If you’ve heard Dirty Projectors back catalogue, you’ll have noted that it has all the hallmarks of great innovation. At times, Longstreth’s experimental wanderings have led him on unfruitful tangents. Other times, though, the painful or pretentious subsides and you’re left with true clarity. The band rarely goes back over old ground, moving from album to album like excited school kids who just can’t make up their mind.

And if you’re to look at Dirty Projectors body of work impartially, it seems they were distracted from the get go. Their first album, The Getty Address, is a concept album devoted to Don Henley. It’s a journey full of hits and misses, sometimes visceral and confused, sometimes concise and brilliant. And since their early concept albums (The Getty Address and their follow up, Rise Above, which re-interpreted the songs of 1970s hardcore band Black Flag), Longstreth has continued on an unusual path.

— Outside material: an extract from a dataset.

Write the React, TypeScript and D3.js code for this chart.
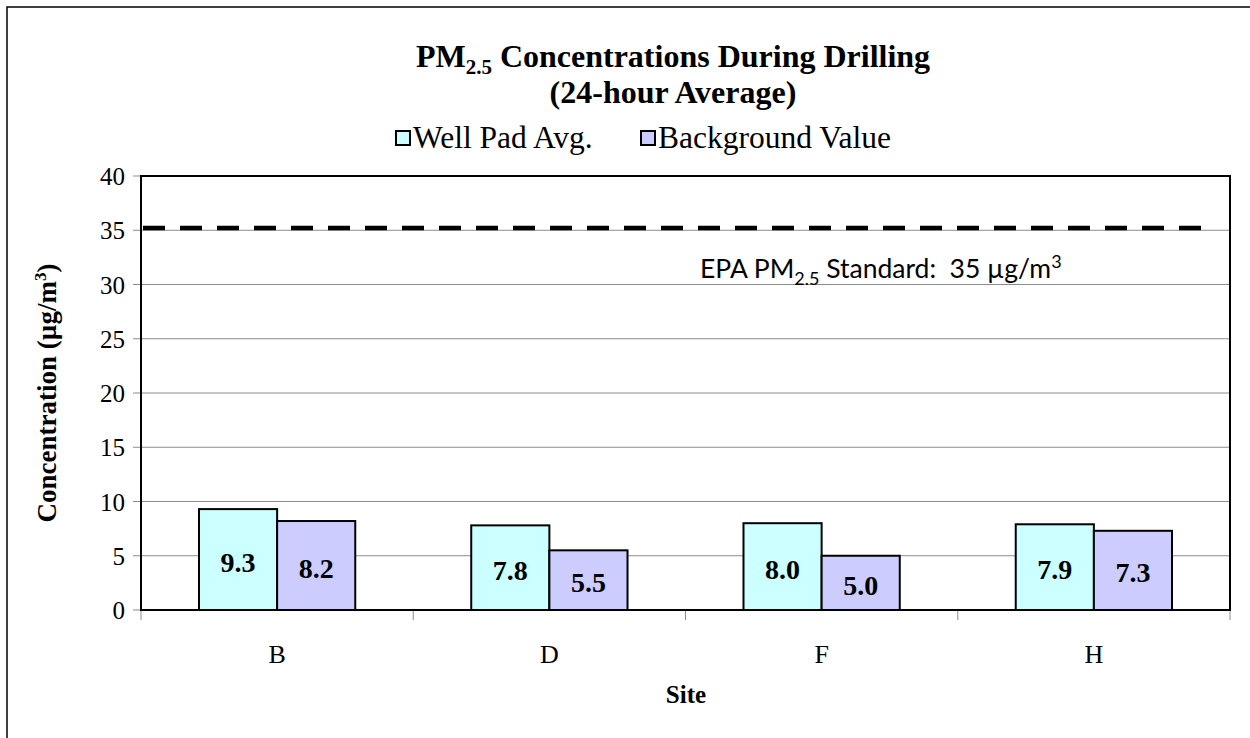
import React from "react";
import * as d3 from "d3";

const sites = ["B", "D", "F", "H"];
const wellPadAvg = [9.3, 7.8, 8.0, 7.9];
const backgroundValue = [8.2, 5.5, 5.0, 7.3];
const seriesNames = ["Well Pad Avg.", "Background Value"];
const seriesColors = ["#CCFFFF", "#CCCCFF"];
const yTicks = [0, 5, 10, 15, 20, 25, 30, 35, 40];
const standardValue = 35.2;

export default function App() {
  const W = 1250, H = 738;
  const plot = { left: 141, top: 176, right: 1230, bottom: 610 };
  const y = d3.scaleLinear().domain([0, 40]).range([plot.bottom, plot.top]);
  const x = d3.scaleBand<string>().domain(sites).range([plot.left, plot.right]).paddingInner(0).paddingOuter(0);
  const bw = x.bandwidth();
  const barW = bw * 0.287;
  const series = [wellPadAvg, backgroundValue];
  const serif = "'Liberation Serif', 'Times New Roman', serif";

  return (
    <svg width={W} height={H} style={{ position: "fixed", left: 0, top: 0, background: "#fff" }}>
      <defs>
        <filter id="blur" x="-10%" y="-200%" width="120%" height="500%">
          <feGaussianBlur stdDeviation="2.2" />
        </filter>
      </defs>
      <rect x={0} y={0} width={W} height={H} fill="#fff" />
      <rect x={7} y={7} width={1300} height={800} fill="none" stroke="#000" strokeWidth={1.5} />

      {/* title */}
      <text x={673} y={67} textAnchor="middle" fontFamily={serif} fontWeight="bold" fontSize={32}>
        PM<tspan fontSize={21} dy={7}>2.5</tspan><tspan dy={-7}> Concentrations During Drilling</tspan>
      </text>
      <text x={673} y={103} textAnchor="middle" fontFamily={serif} fontWeight="bold" fontSize={32}>
        (24-hour Average)
      </text>

      {/* legend */}
      {seriesNames.map((n, i) => {
        const lx = i === 0 ? 396 : 641;
        return (
          <g key={n}>
            <rect x={lx} y={131} width={14} height={14} fill={seriesColors[i]} stroke="#000" strokeWidth={2} />
            <text x={lx + 17} y={148} fontFamily={serif} fontSize={31.5}>{n}</text>
          </g>
        );
      })}

      {/* gridlines */}
      {yTicks.filter((t) => t > 0 && t < 40).map((t) => (
        <line key={t} x1={plot.left} x2={plot.right} y1={y(t)} y2={y(t)} stroke="#8c8c8c" strokeWidth={1} />
      ))}

      {/* y ticks and labels */}
      {yTicks.map((t) => (
        <g key={t}>
          <line x1={plot.left - 8} x2={plot.left} y1={y(t)} y2={y(t)} stroke="#8c8c8c" strokeWidth={1} />
          <text x={125} y={y(t) + 9} textAnchor="end" fontFamily={serif} fontSize={25}>{t}</text>
        </g>
      ))}

      {/* standard line with shadow */}
      <line x1={plot.left + 2} x2={1207} y1={y(standardValue) + 4} y2={y(standardValue) + 4}
        stroke="#777" strokeOpacity={0.6} strokeWidth={5} strokeDasharray="22 15" filter="url(#blur)" />
      <line x1={plot.left + 2} x2={1207} y1={y(standardValue)} y2={y(standardValue)}
        stroke="#000" strokeWidth={4.5} strokeDasharray="22 15" />
      <text x={700} y={278} fontFamily="Lato, 'Open Sans', sans-serif" fontSize={26.5}>
        EPA PM<tspan fontSize={18} dy={7}>2.5</tspan><tspan dy={-7}>{" Standard:\u00a0 35 µg/m"}</tspan><tspan fontSize={18} dy={-10}>3</tspan>
      </text>

      {/* bars */}
      {sites.map((s, ci) => {
        const cx = (x(s) as number) + bw / 2;
        return (
          <g key={s}>
            {series.map((vals, si) => {
              const v = vals[ci];
              const bx = cx - barW + si * barW;
              const top = y(v);
              return (
                <g key={si}>
                  <rect x={bx} y={top} width={barW} height={plot.bottom - top} fill={seriesColors[si]} stroke="#000" strokeWidth={2} />
                  <text x={bx + barW / 2} y={(top + plot.bottom) / 2 + 12} textAnchor="middle" fontFamily={serif} fontWeight="bold" fontSize={28}>
                    {v.toFixed(1)}
                  </text>
                </g>
              );
            })}
            <text x={cx} y={663} textAnchor="middle" fontFamily={serif} fontSize={26}>{s}</text>
          </g>
        );
      })}

      {/* x ticks */}
      {d3.range(sites.length + 1).map((i) => {
        const tx = plot.left + i * bw;
        return <line key={i} x1={tx} x2={tx} y1={plot.bottom} y2={plot.bottom + 10} stroke="#8c8c8c" strokeWidth={1} />;
      })}

      {/* plot border */}
      <rect x={plot.left} y={plot.top} width={plot.right - plot.left} height={plot.bottom - plot.top} fill="none" stroke="#000" strokeWidth={2} />

      {/* axis titles */}
      <text x={686} y={703} textAnchor="middle" fontFamily={serif} fontWeight="bold" fontSize={25}>Site</text>
      <text transform={`translate(56, ${(plot.top + plot.bottom) / 2}) rotate(-90)`} textAnchor="middle" fontFamily={serif} fontWeight="bold" fontSize={27}>
        Concentration (µg/m<tspan fontSize={17} dy={-10}>3</tspan><tspan dy={10}>)</tspan>
      </text>
    </svg>
  );
}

Lately, Dirty Projectors have taken a more conventional path, releasing their songs in a more widely recorgnised format. The band’s latest release, Swing Lo Magellan, is perhaps their most regular album to date. There is a genuine continuity in the music, framed by Coffman’s dynamic guitar lines and powerful harmonic backing vocals.

Towards the end of our conversation, Coffman tells me that there is always some nerves when you visit a new country, or play somewhere new. Much like Dirty Projectors’ music, touring is an experiment that doesn’t always pay off. “The first few times you go anywhere is because you’re going there to build something. It’s always a bit of a gamble when you go somewhere new,“ she says.

But Dirty Projectors are tried and tested in Australia, and Coffman is more than excited to be growing the fan base at Sugar Mountain Festival this weekend. “Maybe it’s an experiment the first few times,” she says on coming back to Melbourne. “But then you kind of believe what they’re telling you.”

Dirty Projectors are performing this Saturday January 19 at the Forum Theatre in Melbourne, for the Sugar Mountain Festival.